With each territory having its own unique currency (Egypt traded in gold, Greece in silver and copper), it was necessary to find a monetary common denominator on which to base trade. The value of an ox was universal in antiquity and became the basis on which all currency was evaluated. A 25.5g copper ingot and 8.5 grams of gold were of equal value to a whole ox. This association of monetary values with cattle is well illustrated by the appearance of copper and bronze tablets cut into the shape of ox hides. Coins eventually replaced bars and ingots as currency because they were easier to transport.

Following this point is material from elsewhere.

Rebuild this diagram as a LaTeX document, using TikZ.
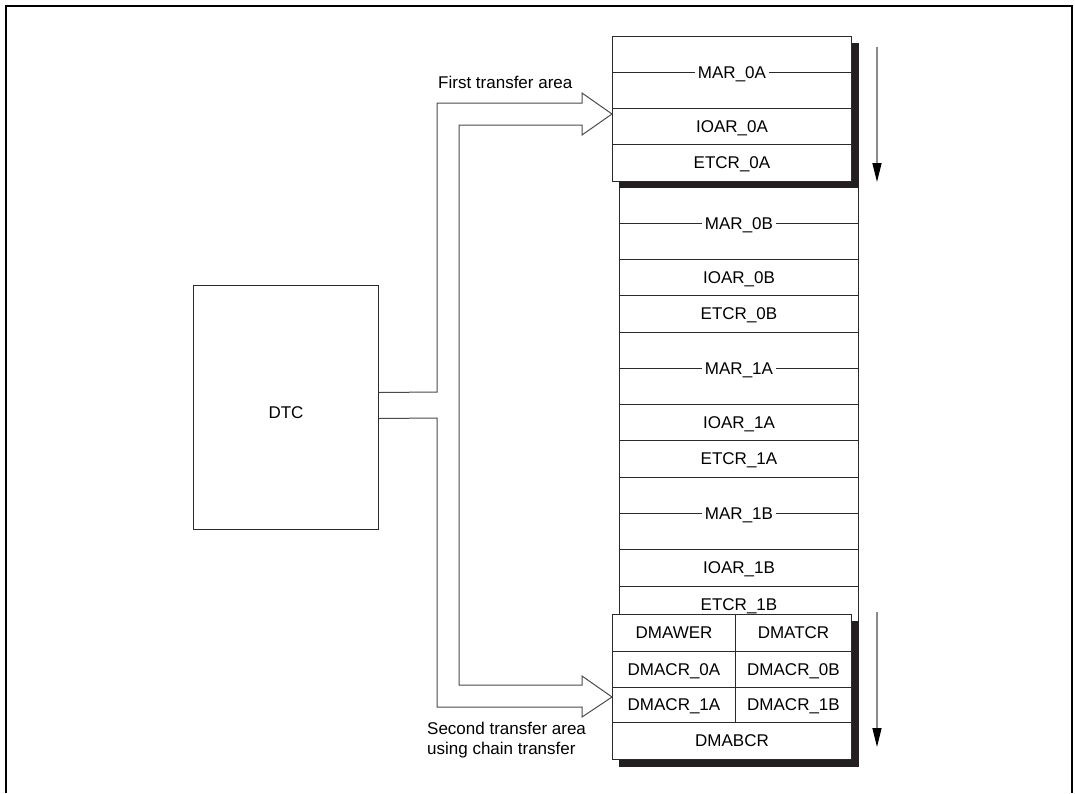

The Greek historian Herodotus informs us that the Lydians first invented coinage, but it is also said that the Aegina people first made coins as well. Located south of Athens, Aegina is a small Greek island located in the Saronic Gulf, adjacent to the Peloponnese. It was the first to strike coins in Greece. Aegina was a naval power and fought with Greece against the Persians. She later sided with Sparta against Athens in the Peloponnesian War, and her citizens were expelled from their island by the Athenians from 431-404 BC. The tortoise, which appears in various designs on all of Aegina's coinage, was the symbol of Aphrodite whose temple overlooked the great harbor of Aegina. It was also this temple which may have housed Aegina's first mint. Aphrodite, the Greek goddess of beauty, can be identified with the Phoenician goddess Astarte, patron of the sea and of trade. The Phoenicians were a mighty seafaring people who had established a port at Aegina in earlier times.